The colours throughout are predominantly warm brown hues with accents of green (barring one tiny section towards the end). I liked the palette but Kelvin found it a dirge consistent with his opinion of the book as a whole. He felt he was “doing a Dan” by having an extremely negative reaction to the book (HATED IT!). He blamed it on his own youth as a raver not a goth and found the story and music pretentious. He wasn’t the only one to draw comparisons to Scott Pilgrim, another comic that mixes the story of a band with coming of age/self awareness and fantasy elements. But Kelvin said he was always able to forgive the Pilgrim character for his dickisness whereas Perkeros’ Aksel’s own self-loathing and destructive tendencies just painted him as an irredeemable twat.

bear

The book does feature some fantasy elements throughout and significantly changes gear in the last chapter, however I felt it did not earn the change in tone; that the build-up had been too thinly seeded. I understand the desire to shock and surprise but it just didn’t quite sit right for me. That said, the action itself was handled masterfully with wonderful touches like a pizza cutter as a melee weapon and some amazingly well choreographed punches. With all of Kelvin’s complaining, he had to give it up to Ahonen for the accuracy seen in the fight. Blocks, bodyslams and stabs. But then it all fizzles out again.

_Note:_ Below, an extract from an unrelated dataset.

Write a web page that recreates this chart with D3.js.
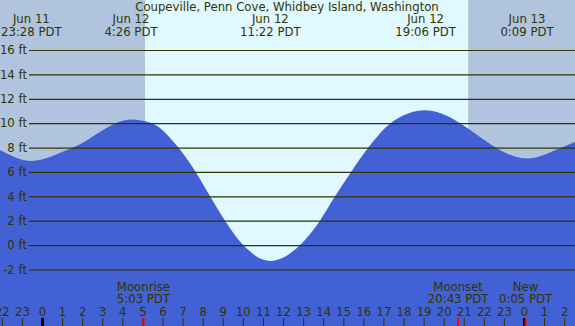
<!DOCTYPE html>
<html>
<head>
<meta charset="utf-8">
<script src="https://cdn.jsdelivr.net/npm/d3@7"></script>
<style>
  body { margin: 0; padding: 0; background: #fff; }
  svg { display: block; font-family: "DejaVu Sans", sans-serif; }
</style>
</head>
<body>
<div id="chart"></div>
<script>
// tide chart data, hours counted from Jun 12 0:00 PDT
const title = "Coupeville, Penn Cove, Whidbey Island, Washington";

// tide curve readings (hour, feet)
const tideHours = [-2.1, -0.53, 1.54, 4.43, 5.46, 6.79, 7.65, 8.37, 9.11, 10.02, 11.37,
                   12.85, 13.84, 14.59, 15.39, 16.25, 17.36, 19.1, 24.15, 25.88, 26.6];
const tideFeet = [7.8, 6.9, 8, 10.3, 10, 8, 6, 4, 2, 0, -1.3,
                  0, 2, 4, 6, 8, 10, 11.05, 7.1, 8, 8.5];

// labels on top, one per high/low
const extremeHours = [-0.53, 4.43, 11.37, 19.1, 24.15];
const extremeDates = ["Jun 11", "Jun 12", "Jun 12", "Jun 12", "Jun 13"];
const extremeTimes = ["23:28 PDT", "4:26 PDT", "11:22 PDT", "19:06 PDT", "0:09 PDT"];

// sun: daylight band
const sunrise = 5.13;
const sunset = 21.22;

// moon events at the bottom
const moonHours = [5.05, 20.72, 24.08];
const moonNames = ["Moonrise", "Moonset", "New"];
const moonTimes = ["5:03 PDT", "20:43 PDT", "0:05 PDT"];

const yTicks = [-2, 0, 2, 4, 6, 8, 10, 12, 14, 16];
const hourTicks = d3.range(-2, 27);

const W = 575, H = 326;
const textCol = "#333300";
const fontSize = 11.7;

let svg = d3.select("#chart").append("svg")
    .attr("width", W)
    .attr("height", H);

// scales
let x = d3.scaleLinear().domain([0, 24]).range([42, 524]);
let y = d3.scaleLinear().domain([-2, 16]).range([269.5, 50]);

// night background, then daylight
svg.append("rect")
    .attr("width", W).attr("height", H)
    .attr("fill", "#b0c4de");
svg.append("rect")
    .attr("x", x(sunrise))
    .attr("width", x(sunset) - x(sunrise))
    .attr("height", H)
    .attr("fill", "#e0f8ff");

// the water
let area = d3.area()
    .x((d, i) => x(tideHours[i]))
    .y0(H)
    .y1((d, i) => y(d))
    .curve(d3.curveMonotoneX);

svg.append("path")
    .datum(tideFeet)
    .attr("d", area)
    .attr("fill", "#4161d4");

// y grid + labels
let yAxis = svg.append("g")
    .attr("transform", "translate(29,0)")
    .call(d3.axisLeft(y)
        .tickValues(yTicks)
        .tickSize(-(W - 29))
        .tickPadding(2)
        .tickFormat(d => d + " ft"));
yAxis.select(".domain").remove();
yAxis.selectAll("line")
    .attr("stroke", textCol)
    .attr("stroke-width", 1.2);
yAxis.selectAll("text")
    .attr("fill", textCol)
    .attr("font-size", fontSize)
    .attr("font-family", "DejaVu Sans, sans-serif");

// hour ticks along the bottom
let xAxis = svg.append("g")
    .attr("transform", "translate(0," + H + ")")
    .call(d3.axisTop(x)
        .tickValues(hourTicks)
        .tickSize(8)
        .tickPadding(2)
        .tickFormat(d => ((d % 24) + 24) % 24));
xAxis.select(".domain").remove();
xAxis.selectAll("line")
    .attr("stroke", d => (d % 24 == 0) ? "#000" : textCol)
    .attr("stroke-width", d => (d % 24 == 0) ? 3 : 1);
xAxis.selectAll("text")
    .attr("fill", textCol)
    .attr("font-size", fontSize)
    .attr("font-family", "DejaVu Sans, sans-serif");

// red moon ticks
svg.selectAll(".moon-tick")
    .data(moonHours)
    .enter()
    .append("line")
        .attr("class", "moon-tick")
        .attr("x1", d => x(d)).attr("x2", d => x(d))
        .attr("y1", H - 8).attr("y2", H)
        .attr("stroke", "#ff0000")
        .attr("stroke-width", 2);

// moon labels
let moonLab = svg.selectAll(".moon-label")
    .data(moonHours)
    .enter()
    .append("text")
        .attr("class", "moon-label")
        .attr("text-anchor", "middle")
        .attr("fill", textCol)
        .attr("font-size", fontSize);
moonLab.append("tspan")
    .attr("x", d => x(d)).attr("y", 291)
    .text((d, i) => moonNames[i]);
moonLab.append("tspan")
    .attr("x", d => x(d)).attr("y", 303)
    .text((d, i) => moonTimes[i]);

// title
svg.append("text")
    .attr("x", 287)
    .attr("y", 11)
    .attr("text-anchor", "middle")
    .attr("fill", textCol)
    .attr("font-size", fontSize)
    .text(title);

// high / low labels
let topLab = svg.selectAll(".ext-label")
    .data(extremeHours)
    .enter()
    .append("text")
        .attr("class", "ext-label")
        .attr("text-anchor", "middle")
        .attr("fill", textCol)
        .attr("font-size", fontSize);
topLab.append("tspan")
    .attr("x", d => x(d)).attr("y", 23)
    .text((d, i) => extremeDates[i]);
topLab.append("tspan")
    .attr("x", d => x(d)).attr("y", 36)
    .text((d, i) => extremeTimes[i]);
</script>
</body>
</html>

Overall, I feel this is a great looking little book, let down by a tired concept that then isn’t lifted enough by its twist. However, I am certainly going to look out for whatever the authors do next.

:star::star::star:

Tom


:star::star::star::star::star:

I acknowledge its flaws but it really hit home for me

@dandineen


:star::star::star:

Great gigs, awful title. It was a Super-Cliché

@tygertale


:star:

It is my anathema. Neughhhhh! Bored.